The "inertia matching" that you referred to is only for guiding you in choosing a gear ratio. If there is no gearbox then you don't have that choice and that particular optimization is not open to you.

If the load inertia is "too high", then you won't get optimal acceleration, that's all. Of course the more you can reduce the load inertia by removing mass at the load, the more acceleration you will get. But that option is probably also not available to you. But forget about inertia matching unless you can affect the gear ratio.

Robert Scott
Real-Time Specialties
Embedded Systems Consulting

 

Matching of motor to load inertia is more of theroretical interest than for any practcal reason. The fastest acceleration will be obtained with the lowest load inertia. The load inertia can be much larger than the motor inertia in direct drive applications.

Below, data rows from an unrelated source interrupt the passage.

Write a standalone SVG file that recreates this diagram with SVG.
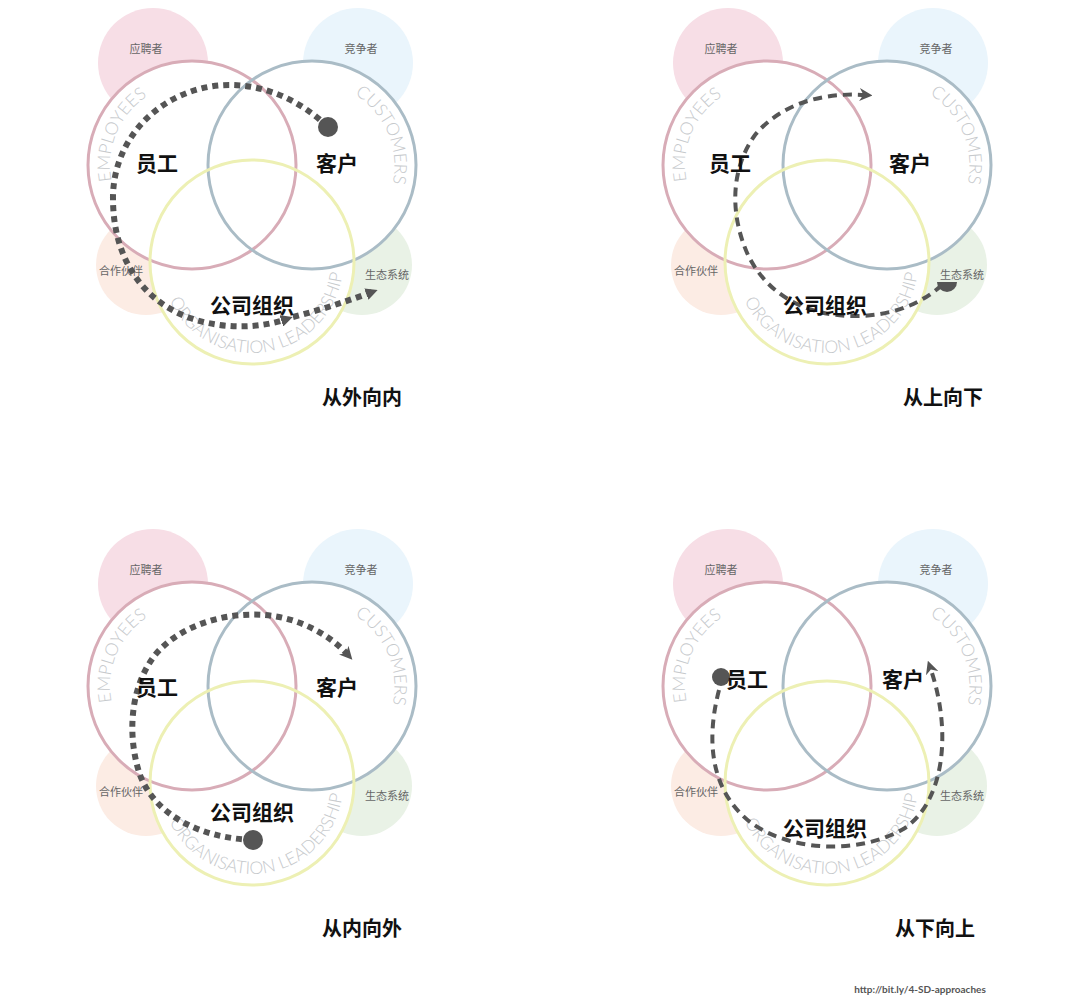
<svg xmlns="http://www.w3.org/2000/svg" xmlns:xlink="http://www.w3.org/1999/xlink" width="1080" height="1008" viewBox="0 0 1080 1008">
<style>
.bg{stroke:none}
.bgP{fill:#f7dee6}.bgB{fill:#eaf5fc}.bgO{fill:#fcece4}.bgG{fill:#e9f2e6}
.fillW{fill:#ffffff;stroke:none}
.ring{fill:none;stroke-width:3}
.rE{stroke:#d8acb7}.rC{stroke:#aabcc6}.rO{stroke:#edf0b4}
.sm{font-family:"Noto Sans CJK SC","Noto Sans",sans-serif;font-size:11px;fill:#666;text-anchor:middle}
.big{font-family:"Noto Sans CJK SC","Noto Sans",sans-serif;font-size:21px;font-weight:bold;fill:#111;text-anchor:middle}
.head{font-family:"Noto Sans CJK SC","Noto Sans",sans-serif;font-size:20px;font-weight:bold;fill:#111;text-anchor:middle}
.arc{font-family:Lato,"Liberation Sans",sans-serif;font-weight:300;font-size:17.5px;fill:#c6c9cc;text-anchor:middle}
.dots{fill:none;stroke:#555;stroke-width:6;stroke-dasharray:6 5}
.dash{fill:none;stroke:#555;stroke-width:4;stroke-dasharray:9 6}
.dot{fill:#555}
.url{font-family:Lato,"Liberation Sans",sans-serif;font-size:10px;font-weight:bold;fill:#555;text-anchor:middle}
</style>
<defs>
<path id="arcE" d="M160.0,240.5 A82,82 0 0 1 224.0,89.5"/>
<path id="arcC" d="M278.8,86.8 A85,85 0 0 1 345.2,243.2"/>
<path id="arcO" d="M162.1,276.2 A91,91 0 0 0 341.9,247.8"/>
<marker id="tri" viewBox="0 0 10 10" refX="5" refY="5" markerWidth="12" markerHeight="12" markerUnits="userSpaceOnUse" orient="auto"><path d="M0,0 L10,5 L0,10 z" fill="#555"/></marker>
<marker id="notch" viewBox="0 0 10 10" refX="5" refY="5" markerWidth="13" markerHeight="13" markerUnits="userSpaceOnUse" orient="auto"><path d="M0,0 L10,5 L0,10 L3,5 z" fill="#555"/></marker>
<g id="base">
<circle class="bg bgP" cx="153" cy="63" r="55"/>
<circle class="bg bgB" cx="358" cy="63" r="55"/>
<circle class="bg bgO" cx="146" cy="265" r="50"/>
<circle class="bg bgG" cx="362" cy="265" r="50"/>
<circle class="fillW" cx="192" cy="165" r="104"/>
<circle class="fillW" cx="312" cy="165" r="104"/>
<circle class="fillW" cx="252" cy="262" r="102"/>
<circle class="ring rE" cx="192" cy="165" r="104"/>
<circle class="ring rC" cx="312" cy="165" r="104"/>
<circle class="ring rO" cx="252" cy="262" r="102"/>
<text class="arc"><textPath href="#arcE" xlink:href="#arcE" startOffset="50%">EMPLOYEES</textPath></text>
<text class="arc"><textPath href="#arcC" xlink:href="#arcC" startOffset="50%">CUSTOMERS</textPath></text>
<text class="arc"><textPath href="#arcO" xlink:href="#arcO" startOffset="50%">ORGANISATION LEADERSHIP</textPath></text>
<text class="sm" x="146" y="53">应聘者</text>
<text class="sm" x="361" y="53">竞争者</text>
<text class="sm" x="121" y="275">合作伙伴</text>
<text class="sm" x="387" y="279">生态系统</text>
</g>
</defs>

<g id="panel-outside-in">
<g id="nodes-tl"><use href="#base" xlink:href="#base"/></g>
<g id="connectors-tl">
<path class="dots" d="M328,127 C300,100 265,85 230,85 C170,85 115,130 113,195 C112,255 140,300 190,318 C225,330 260,328 287,319" marker-end="url(#tri)"/>
<path class="dots" d="M293,317 C320,310 345,302 372,292" marker-end="url(#tri)"/>
<circle class="dot" cx="328" cy="127" r="10"/>
</g>
<g id="labels-tl">
<text class="big" x="157" y="171">员工</text>
<text class="big" x="337" y="171">客户</text>
<text class="big" x="252" y="313">公司组织</text>
</g>
<text class="head" x="362" y="405">从外向内</text>
</g>

<g id="panel-top-down">
<g id="nodes-tr" transform="translate(575,0)"><use href="#base" xlink:href="#base"/></g>
<g id="connectors-tr">
<path class="dash" d="M942,285 C920,305 890,316 855,316 C800,316 765,290 748,255 C730,215 730,170 755,135 C780,105 820,92 866,95" marker-end="url(#notch)"/>
<path class="dot" d="M937,282 A10,10 0 0 0 957,282 Z"/>
</g>
<g id="labels-tr" transform="translate(575,0)">
<text class="big" x="155" y="171">员工</text>
<text class="big" x="335" y="171">客户</text>
<text class="big" x="250" y="313">公司组织</text>
</g>
<text class="head" x="943" y="405">从上向下</text>
</g>

<g id="panel-inside-out">
<g id="nodes-bl" transform="translate(0,521)"><use href="#base" xlink:href="#base"/></g>
<g id="connectors-bl">
<path class="dots" d="M253,840 C200,838 155,815 140,775 C128,740 128,690 155,655 C180,625 225,612 265,615 C300,618 330,635 348,655" marker-end="url(#notch)"/>
<circle class="dot" cx="253" cy="840" r="10"/>
</g>
<g id="labels-bl" transform="translate(0,521)">
<text class="big" x="157" y="174">员工</text>
<text class="big" x="337" y="174">客户</text>
<text class="big" x="252" y="299">公司组织</text>
</g>
<text class="head" x="362" y="936">从内向外</text>
</g>

<g id="panel-bottom-up">
<g id="nodes-br" transform="translate(575,521)"><use href="#base" xlink:href="#base"/></g>
<g id="connectors-br">
<path class="dash" d="M719,690 C706,740 710,790 750,822 C790,852 860,855 905,828 C945,800 952,730 930,667" marker-end="url(#notch)"/>
<circle class="dot" cx="721" cy="677" r="9"/>
</g>
<g id="labels-br" transform="translate(575,521)">
<text class="big" x="172" y="166">员工</text>
<text class="big" x="328" y="166">客户</text>
<text class="big" x="250" y="315">公司组织</text>
</g>
<text class="head" x="935" y="936">从下向上</text>
</g>

<text class="url" x="920" y="993">http://bit.ly/4-SD-approaches</text>
</svg>
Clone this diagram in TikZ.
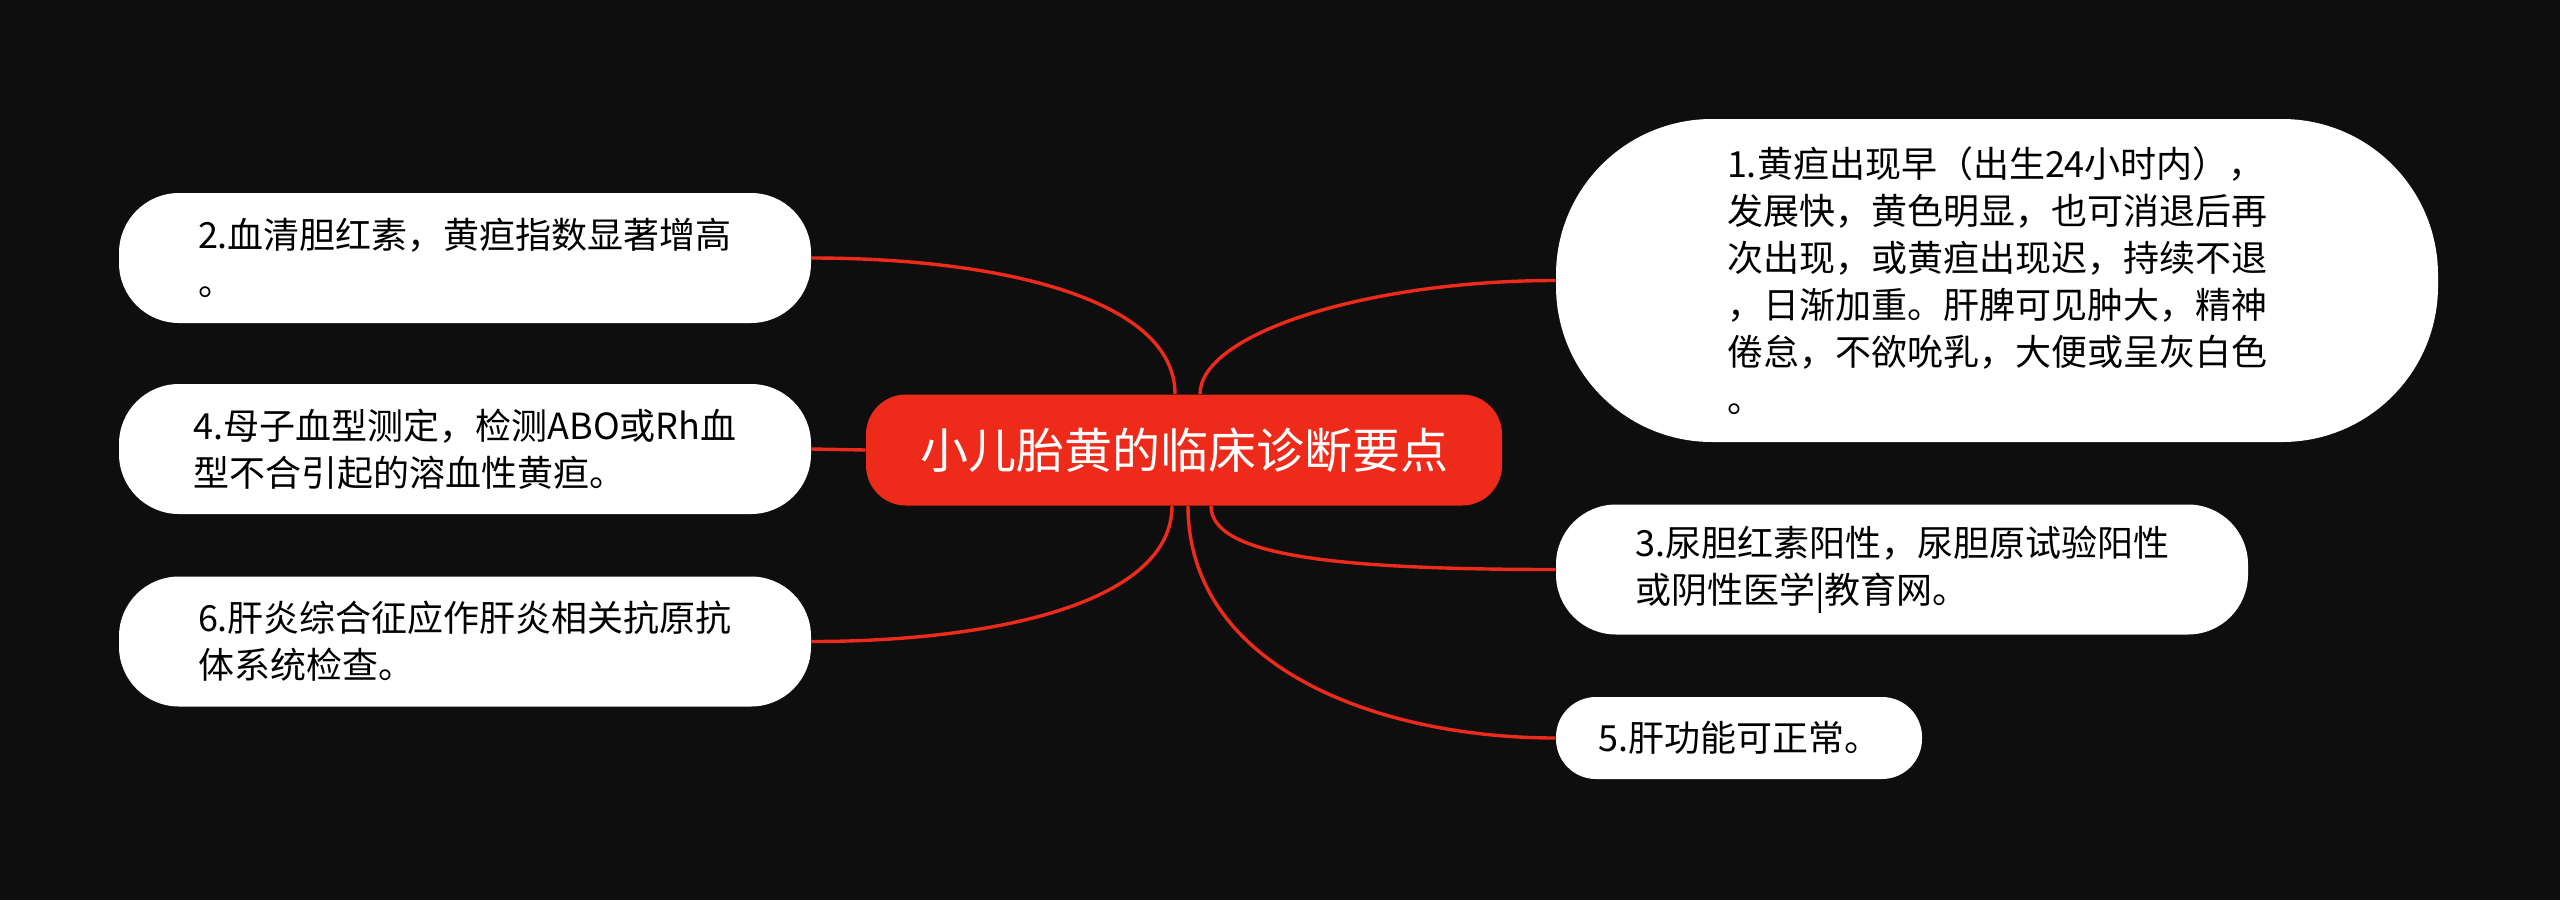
\documentclass[tikz,border=0pt]{standalone}
\usepackage{fontspec}
\setmainfont{Noto Sans CJK SC}
\usepackage{tikz}

\definecolor{bgdark}{HTML}{0E0E0E}
\definecolor{mapred}{HTML}{EE2B1A}

\begin{document}
\begin{tikzpicture}[x=1pt,y=-1pt,
  topic/.style={rectangle,rounded corners=20pt,fill=mapred,text=white,
    minimum width=318pt,minimum height=55.5pt,font=\fontsize{24}{30}\selectfont},
  leaf/.style={rectangle,rounded corners=30pt,fill=white,text=black,align=left,
    minimum width=346pt,minimum height=65pt,font=\fontsize{18}{23.5}\selectfont},
  link/.style={draw=mapred,line width=1.7pt}]
\fill[bgdark] (0,0) rectangle (1280,450);
\node[topic] (ctr) at (592,225) {小儿胎黄的临床诊断要点};
\node[leaf] (n2) at (232.5,129) {2.血清胆红素，黄疸指数显著增高\\。};
\node[leaf] (n4) at (232.5,224.5) {4.母子血型测定，检测ABO或Rh血\\型不合引起的溶血性黄疸。};
\node[leaf] (n6) at (232.5,320.75) {6.肝炎综合征应作肝炎相关抗原抗\\体系统检查。};
\node[leaf,rounded corners=78pt,minimum width=441pt,minimum height=161.5pt] (n1) at (998.5,140.25)
  {1.黄疸出现早（出生24小时内），\\发展快，黄色明显，也可消退后再\\次出现，或黄疸出现迟，持续不退\\，日渐加重。肝脾可见肿大，精神\\倦怠，不欲吮乳，大便或呈灰白色\\。};
\node[leaf] (n3) at (951,284.75) {3.尿胆红素阳性，尿胆原试验阳性\\或阴性医学|教育网。};
\node[leaf,rounded corners=20pt,minimum width=183pt,minimum height=41pt] (n5) at (869.5,369) {5.肝功能可正常。};
\draw[link] ([xshift=-4.5pt]ctr.north) .. controls +(0,-47.5) and +(94.5,0) .. (n2.east);
\draw[link] (ctr.west) -- (n4.east);
\draw[link] ([xshift=-6pt]ctr.south) .. controls +(0,47.5) and +(94.5,0) .. (n6.east);
\draw[link] ([xshift=8pt]ctr.north) .. controls +(0,-30) and +(-95,0) .. (n1.west);
\draw[link] ([xshift=13.5pt]ctr.south) .. controls +(0,25) and +(-110,0) .. (n3.west);
\draw[link] ([xshift=2pt]ctr.south) .. controls +(0,80) and +(-90,0) .. (n5.west);
\end{tikzpicture}
\end{document}
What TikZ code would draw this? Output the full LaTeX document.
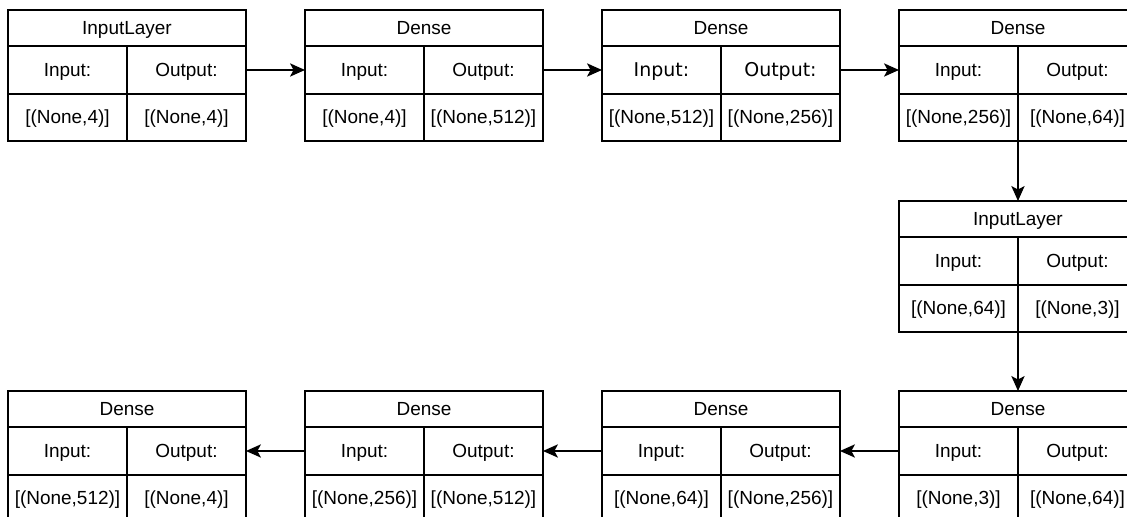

The most important reason for knowing the load to motor inertia ratio is when the motor is coupled to the load with a flexible coupling (as they amost always are). At inertia ratios above, say, 3 to 1, servo instability is a real possibility due to the resonant frequency of the load inertia/coupling spring constant.

 

No other reference materials are needed other than your mind:

What is Inertia? It is a resistance to change in velocity.

An analogy I use often with motion control is thinking of the load as a big round rock. The bigger and heavier the rock, the harder it is to
make it roll, and of course, to stop it from rolling.

That is what a motor is doing, making the load roll, and then being able to stop it.

If you are a little guy against a big rock your job is difficult, if not impossible, to make the rock stop and start like you want.

No difference with a motor. Without getting theoretical, you can assume a motor with a certain rotor inertia is designed so it can move itself
around well. The closer the load inertia is to the motor inertia the greater your chance of success.

The time you need to accelerate and decelerate the load is as important as the inertia ratio.

There are many factors to consider, but to distill things:

If you want to *position* your load with reasonable acceleration and deceleration parameters:

Keep: Jl / Jr < 10 (Jl = load inertia (as connected to motor), Jr = motor rotor inertia)

If you are just trying to adjust velocity you can get away with a much higher inertia ratio.

For Maximum Acceleration/Deceleration of a motor/drive combination Jl <= Jr.

Robert B. Trask, PE
[email protected]
Los Angeles, CA

 

If you have an inertia mismatch, the system wil be increasingly harder to tune and have lower performance as a result. The rule of thumb is 10:1 mismatch or less. 5:1 or less would be better for a "high performance" system. 1:1 is optimum, but is is overkill for most applications.

Bill Sturm

 

Well, tuning might not be a problem if the motor is not being used in a closed-loop servo. The original question did not say if this was closed-loop or not. If not, then there is nothing to tune.

Robert Scott
Real-Time Specialties
Embedded Systems Consulting